TO DO: Write out each line that follows exactly as it stands, without the pictures.

_ _ _ _

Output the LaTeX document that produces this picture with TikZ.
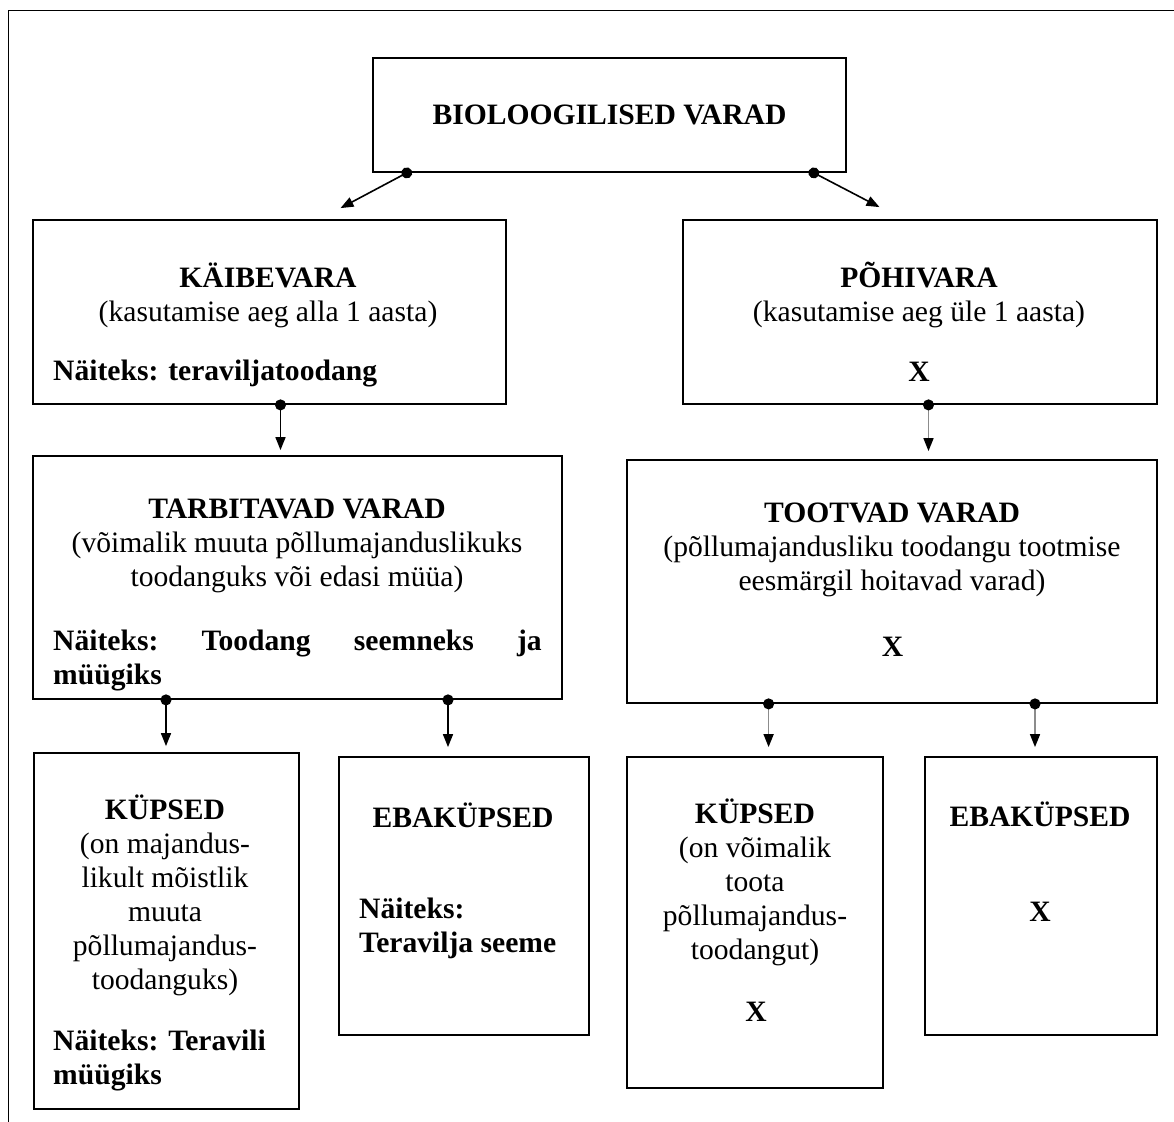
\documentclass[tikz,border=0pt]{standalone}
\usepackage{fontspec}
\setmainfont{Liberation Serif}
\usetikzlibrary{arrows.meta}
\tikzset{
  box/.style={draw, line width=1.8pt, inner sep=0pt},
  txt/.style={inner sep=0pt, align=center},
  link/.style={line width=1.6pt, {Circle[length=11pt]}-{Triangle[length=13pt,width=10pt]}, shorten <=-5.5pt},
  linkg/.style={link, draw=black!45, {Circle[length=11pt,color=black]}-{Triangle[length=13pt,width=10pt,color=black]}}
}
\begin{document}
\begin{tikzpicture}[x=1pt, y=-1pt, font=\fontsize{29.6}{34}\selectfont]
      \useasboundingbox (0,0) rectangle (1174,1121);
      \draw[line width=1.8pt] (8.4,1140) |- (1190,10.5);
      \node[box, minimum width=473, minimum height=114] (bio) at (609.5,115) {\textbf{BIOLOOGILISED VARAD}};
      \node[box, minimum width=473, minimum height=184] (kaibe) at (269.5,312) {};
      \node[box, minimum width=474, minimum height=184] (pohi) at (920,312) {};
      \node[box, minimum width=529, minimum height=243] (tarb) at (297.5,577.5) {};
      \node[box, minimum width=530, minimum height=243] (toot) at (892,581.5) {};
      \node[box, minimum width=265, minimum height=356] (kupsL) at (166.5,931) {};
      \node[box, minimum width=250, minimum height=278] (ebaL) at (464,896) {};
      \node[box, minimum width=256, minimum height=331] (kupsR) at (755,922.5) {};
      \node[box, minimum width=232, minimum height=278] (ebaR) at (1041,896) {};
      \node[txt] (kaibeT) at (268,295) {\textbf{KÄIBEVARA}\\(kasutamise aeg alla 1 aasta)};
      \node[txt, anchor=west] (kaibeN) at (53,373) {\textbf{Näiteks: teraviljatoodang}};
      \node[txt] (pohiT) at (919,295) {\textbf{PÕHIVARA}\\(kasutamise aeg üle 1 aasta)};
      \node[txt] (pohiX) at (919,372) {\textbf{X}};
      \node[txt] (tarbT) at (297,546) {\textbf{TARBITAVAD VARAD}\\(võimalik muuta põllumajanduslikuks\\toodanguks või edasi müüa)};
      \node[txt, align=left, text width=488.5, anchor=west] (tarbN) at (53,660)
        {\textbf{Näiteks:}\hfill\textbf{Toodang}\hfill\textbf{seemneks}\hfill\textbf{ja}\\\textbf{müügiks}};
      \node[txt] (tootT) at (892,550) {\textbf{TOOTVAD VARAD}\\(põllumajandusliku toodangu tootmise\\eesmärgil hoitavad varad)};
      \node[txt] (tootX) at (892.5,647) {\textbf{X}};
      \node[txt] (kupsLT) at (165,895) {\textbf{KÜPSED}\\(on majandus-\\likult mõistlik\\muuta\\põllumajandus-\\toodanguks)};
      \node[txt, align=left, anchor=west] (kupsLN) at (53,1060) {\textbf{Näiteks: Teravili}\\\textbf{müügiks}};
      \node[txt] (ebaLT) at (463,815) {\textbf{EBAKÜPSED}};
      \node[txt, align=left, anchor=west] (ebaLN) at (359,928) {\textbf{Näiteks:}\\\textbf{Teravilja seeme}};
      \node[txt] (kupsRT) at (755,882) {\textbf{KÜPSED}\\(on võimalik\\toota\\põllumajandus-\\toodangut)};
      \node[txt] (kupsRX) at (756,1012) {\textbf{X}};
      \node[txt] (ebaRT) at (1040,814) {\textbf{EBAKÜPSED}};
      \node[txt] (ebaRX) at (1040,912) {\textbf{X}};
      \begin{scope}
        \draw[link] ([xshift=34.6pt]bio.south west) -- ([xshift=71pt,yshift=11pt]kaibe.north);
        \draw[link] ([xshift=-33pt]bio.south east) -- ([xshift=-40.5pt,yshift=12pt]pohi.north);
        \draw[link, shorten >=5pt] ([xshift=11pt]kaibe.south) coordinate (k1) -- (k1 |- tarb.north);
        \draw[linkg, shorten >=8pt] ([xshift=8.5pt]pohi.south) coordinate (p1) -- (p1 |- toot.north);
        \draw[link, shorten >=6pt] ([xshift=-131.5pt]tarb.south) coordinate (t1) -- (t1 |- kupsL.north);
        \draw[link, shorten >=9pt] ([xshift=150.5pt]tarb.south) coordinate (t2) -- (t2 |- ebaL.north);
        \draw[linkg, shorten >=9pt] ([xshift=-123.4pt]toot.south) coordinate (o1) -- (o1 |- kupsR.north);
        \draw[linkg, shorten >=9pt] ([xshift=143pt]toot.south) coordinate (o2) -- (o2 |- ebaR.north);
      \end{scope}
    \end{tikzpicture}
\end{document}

_ _ _ _

RESULT OF THIS TASK:
Output the LaTeX document that produces this picture with TikZ.
\documentclass[tikz,border=0pt]{standalone}
\usepackage{fontspec}
\setmainfont{Liberation Serif}
\usetikzlibrary{arrows.meta}
\tikzset{
  box/.style={draw, line width=1.8pt, inner sep=0pt},
  txt/.style={inner sep=0pt, align=center},
  link/.style={line width=1.6pt, {Circle[length=11pt]}-{Triangle[length=13pt,width=10pt]}, shorten <=-5.5pt},
  linkg/.style={link, draw=black!45, {Circle[length=11pt,color=black]}-{Triangle[length=13pt,width=10pt,color=black]}}
}
\begin{document}
\begin{tikzpicture}[x=1pt, y=-1pt, font=\fontsize{29.6}{34}\selectfont]
      \useasboundingbox (0,0) rectangle (1174,1121);
      \draw[line width=1.8pt] (8.4,1140) |- (1190,10.5);
      \node[box, minimum width=473, minimum height=114] (bio) at (609.5,115) {\textbf{BIOLOOGILISED VARAD}};
      \node[box, minimum width=473, minimum height=184] (kaibe) at (269.5,312) {};
      \node[box, minimum width=474, minimum height=184] (pohi) at (920,312) {};
      \node[box, minimum width=529, minimum height=243] (tarb) at (297.5,577.5) {};
      \node[box, minimum width=530, minimum height=243] (toot) at (892,581.5) {};
      \node[box, minimum width=265, minimum height=356] (kupsL) at (166.5,931) {};
      \node[box, minimum width=250, minimum height=278] (ebaL) at (464,896) {};
      \node[box, minimum width=256, minimum height=331] (kupsR) at (755,922.5) {};
      \node[box, minimum width=232, minimum height=278] (ebaR) at (1041,896) {};
      \node[txt] (kaibeT) at (268,295) {\textbf{KÄIBEVARA}\\(kasutamise aeg alla 1 aasta)};
      \node[txt, anchor=west] (kaibeN) at (53,373) {\textbf{Näiteks: teraviljatoodang}};
      \node[txt] (pohiT) at (919,295) {\textbf{PÕHIVARA}\\(kasutamise aeg üle 1 aasta)};
      \node[txt] (pohiX) at (919,372) {\textbf{X}};
      \node[txt] (tarbT) at (297,546) {\textbf{TARBITAVAD VARAD}\\(võimalik muuta põllumajanduslikuks\\toodanguks või edasi müüa)};
      \node[txt, align=left, text width=488.5, anchor=west] (tarbN) at (53,660)
        {\textbf{Näiteks:}\hfill\textbf{Toodang}\hfill\textbf{seemneks}\hfill\textbf{ja}\\\textbf{müügiks}};
      \node[txt] (tootT) at (892,550) {\textbf{TOOTVAD VARAD}\\(põllumajandusliku toodangu tootmise\\eesmärgil hoitavad varad)};
      \node[txt] (tootX) at (892.5,647) {\textbf{X}};
      \node[txt] (kupsLT) at (165,895) {\textbf{KÜPSED}\\(on majandus-\\likult mõistlik\\muuta\\põllumajandus-\\toodanguks)};
      \node[txt, align=left, anchor=west] (kupsLN) at (53,1060) {\textbf{Näiteks: Teravili}\\\textbf{müügiks}};
      \node[txt] (ebaLT) at (463,815) {\textbf{EBAKÜPSED}};
      \node[txt, align=left, anchor=west] (ebaLN) at (359,928) {\textbf{Näiteks:}\\\textbf{Teravilja seeme}};
      \node[txt] (kupsRT) at (755,882) {\textbf{KÜPSED}\\(on võimalik\\toota\\põllumajandus-\\toodangut)};
      \node[txt] (kupsRX) at (756,1012) {\textbf{X}};
      \node[txt] (ebaRT) at (1040,814) {\textbf{EBAKÜPSED}};
      \node[txt] (ebaRX) at (1040,912) {\textbf{X}};
      \begin{scope}
        \draw[link] ([xshift=34.6pt]bio.south west) -- ([xshift=71pt,yshift=11pt]kaibe.north);
        \draw[link] ([xshift=-33pt]bio.south east) -- ([xshift=-40.5pt,yshift=12pt]pohi.north);
        \draw[link, shorten >=5pt] ([xshift=11pt]kaibe.south) coordinate (k1) -- (k1 |- tarb.north);
        \draw[linkg, shorten >=8pt] ([xshift=8.5pt]pohi.south) coordinate (p1) -- (p1 |- toot.north);
        \draw[link, shorten >=6pt] ([xshift=-131.5pt]tarb.south) coordinate (t1) -- (t1 |- kupsL.north);
        \draw[link, shorten >=9pt] ([xshift=150.5pt]tarb.south) coordinate (t2) -- (t2 |- ebaL.north);
        \draw[linkg, shorten >=9pt] ([xshift=-123.4pt]toot.south) coordinate (o1) -- (o1 |- kupsR.north);
        \draw[linkg, shorten >=9pt] ([xshift=143pt]toot.south) coordinate (o2) -- (o2 |- ebaR.north);
      \end{scope}
    \end{tikzpicture}
\end{document}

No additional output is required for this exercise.